«Kleinfamilie im Gartenglück!»
Von Monogamie und Unkraut.
Meine Freundin schaut verschmitzt, umzingelt von gelb blühenden Sträuchern zu ihrer Rechten und wucherndem Unkraut im Gartenbeet zu ihrer Linken. Ich sitze ihr gegenüber: das Mitglied einer sogenannten Kleinfamilie in einem Genossenschaftsprojekt. Neben mir stapeln sich Bücher übers Gärtnern, und zuoberst liegt «Der grosse Garten», der erste Roman von Lola Randl (Matthes und Seitz, 2019). Darin schreibt die deutsche Autorin und Filmemacherin in kurzen Einzeltexten (die gemeinsam ein Ganzes ergeben) über ihr Tun und Lassen in der ländlichen Uckermark, wo sie seit zehn Jahren lebt – gemeinsam mit ihren zwei Kindern und ihren zwei Männern. Kurz gesagt: es geht um Permakultur, Paarung, Partnerschaft.

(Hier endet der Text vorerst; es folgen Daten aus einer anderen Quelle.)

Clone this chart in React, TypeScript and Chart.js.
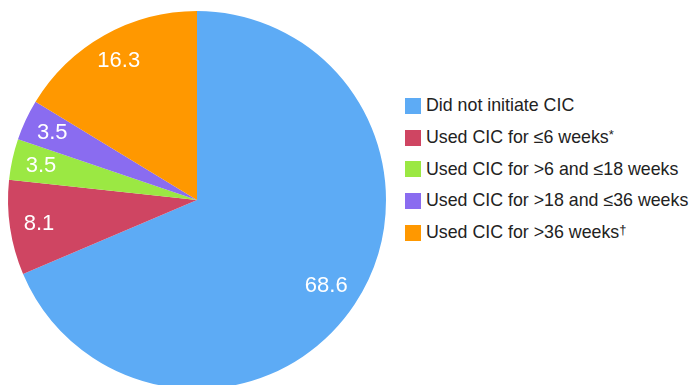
import React, { useEffect, useRef } from "react";
import { Chart, registerables } from "chart.js";

Chart.register(...registerables);

const categories = [
  "Did not initiate CIC",
  "Used CIC for ≤6 weeks*",
  "Used CIC for >6 and ≤18 weeks",
  "Used CIC for >18 and ≤36 weeks",
  "Used CIC for >36 weeks†",
];
const values = [68.6, 8.1, 3.5, 3.5, 16.3];
const colors = ["#5DABF5", "#CF4562", "#9BE843", "#8A6CF0", "#FF9800"];

const labelPlugin = {
  id: "sliceLabels",
  afterDatasetsDraw(chart: any) {
    const ctx = chart.ctx;
    const meta = chart.getDatasetMeta(0);
    ctx.save();
    ctx.fillStyle = "#ffffff";
    ctx.font = "22px 'Liberation Sans', Arial, sans-serif";
    ctx.textAlign = "center";
    ctx.textBaseline = "middle";
    meta.data.forEach((arc: any, i: number) => {
      const p = arc.getProps(["x", "y", "startAngle", "endAngle", "outerRadius"], true);
      const mid = (p.startAngle + p.endAngle) / 2;
      const r = p.outerRadius * (i === 0 ? 0.82 : 0.845);
      ctx.fillText(values[i].toFixed(1), p.x + Math.cos(mid) * r, p.y + Math.sin(mid) * r);
    });
    ctx.restore();
  },
};

function LegendText({ text }: { text: string }) {
  const last = text.slice(-1);
  const style = { fontSize: 17.8, color: "#222222" };
  if (last === "*" || last === "†") {
    return (
      <span style={style}>
        {text.slice(0, -1)}
        <span style={{ fontSize: 13, verticalAlign: "4px" }}>{last}</span>
      </span>
    );
  }
  return <span style={style}>{text}</span>;
}

export default function App() {
  const ref = useRef<HTMLCanvasElement>(null);
  useEffect(() => {
    if (!ref.current) return;
    const chart = new Chart(ref.current, {
      type: "pie",
      data: {
        labels: categories,
        datasets: [
          {
            data: values,
            backgroundColor: colors,
            borderWidth: 0,
          },
        ],
      },
      options: {
        responsive: false,
        animation: false,
        layout: { padding: { left: 8, right: 8, top: 11, bottom: 11 } },
        plugins: {
          legend: { display: false },
          tooltip: { enabled: false },
        },
      },
      plugins: [labelPlugin],
    });
    return () => chart.destroy();
  }, []);

  return (
    <div
      style={{
        position: "fixed",
        left: 0,
        top: 0,
        width: 690,
        height: 385,
        overflow: "hidden",
        background: "#ffffff",
        fontFamily: "'Liberation Sans', Arial, sans-serif",
      }}
    >
      <canvas
        ref={ref}
        width={394}
        height={400}
        style={{ position: "absolute", left: 0, top: 0, display: "block" }}
      />
      <div style={{ position: "absolute", left: 405, top: 90, display: "flex", flexDirection: "column" }}>
        {categories.map((c, i) => (
          <div
            key={c}
            style={{ height: 31.7, display: "flex", alignItems: "center", whiteSpace: "nowrap" }}
          >
            <span
              style={{
                width: 16,
                height: 16,
                background: colors[i],
                display: "inline-block",
                marginRight: 5,
                flex: "none",
              }}
            />
            <LegendText text={c} />
          </div>
        ))}
      </div>
    </div>
  );
}
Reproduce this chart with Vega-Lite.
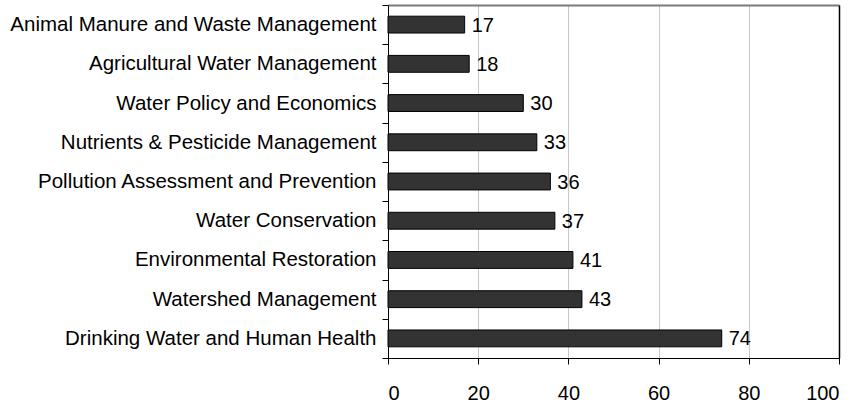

Ich blinzle in die Sonne, dann lese ich folgenden Satz vor: «Monogamie bezeichnet bei Mensch und Tier eine lebenslange Fortpflanzungsgemeinschaft. Dabei macht das fast kein Tier so. (…) Bei Pflanzen ist das sowieso überhaupt kein Thema.»
«Und welche Pflanze bist du?», fragt meine Freundin.
«Eine Silberdistel», antworte ich, ohne zu überlegen. Aber ist der wichtigste Aspekt der Monogamie beim Menschen nicht vielmehr die Beschränkung auf einen Menschen in Sachen Liebesbeziehung als in Sachen Fortpflanzung? Ob man bei diesem Thema Mensch, Tier und Pflanze tatsächlich in einen Topf werfen kann? Ich beobachte, wie mein Sohn in seinen weichen Fussball kickt und die jungen Salate trifft. Er schüttelt den Kopf. Ich auch.
Randl verwebt in ihren Texten die Biene, die Pastinake, ihre Familie und vieles mehr auf sanfte, humorvolle und fast naive Weise. In dieser Form ist Monogamie nichts, was nicht ebenfalls in Verbindung gesetzt werden könnte mit den diversen in der Natur auftretenden Arten des Zusammenlebens. Implizit fragt Randl: Wieso beschränkt sich der Mensch in der eige-nen Entfaltung so stark?
Mein Sohn holt den Fussball aus dem Beet. Auch ich werde bald mit zwei Kindern leben, habe zwei Männer an meiner Seite. Und so beschäftigen mich wie Lola Randl: Pflanzensamen, Paarverhalten, Liebe.
«Morgen sollte ich mich endlich genossenschaftlich zeigen», sage ich zu meiner Freundin, «und Unkraut jäten.»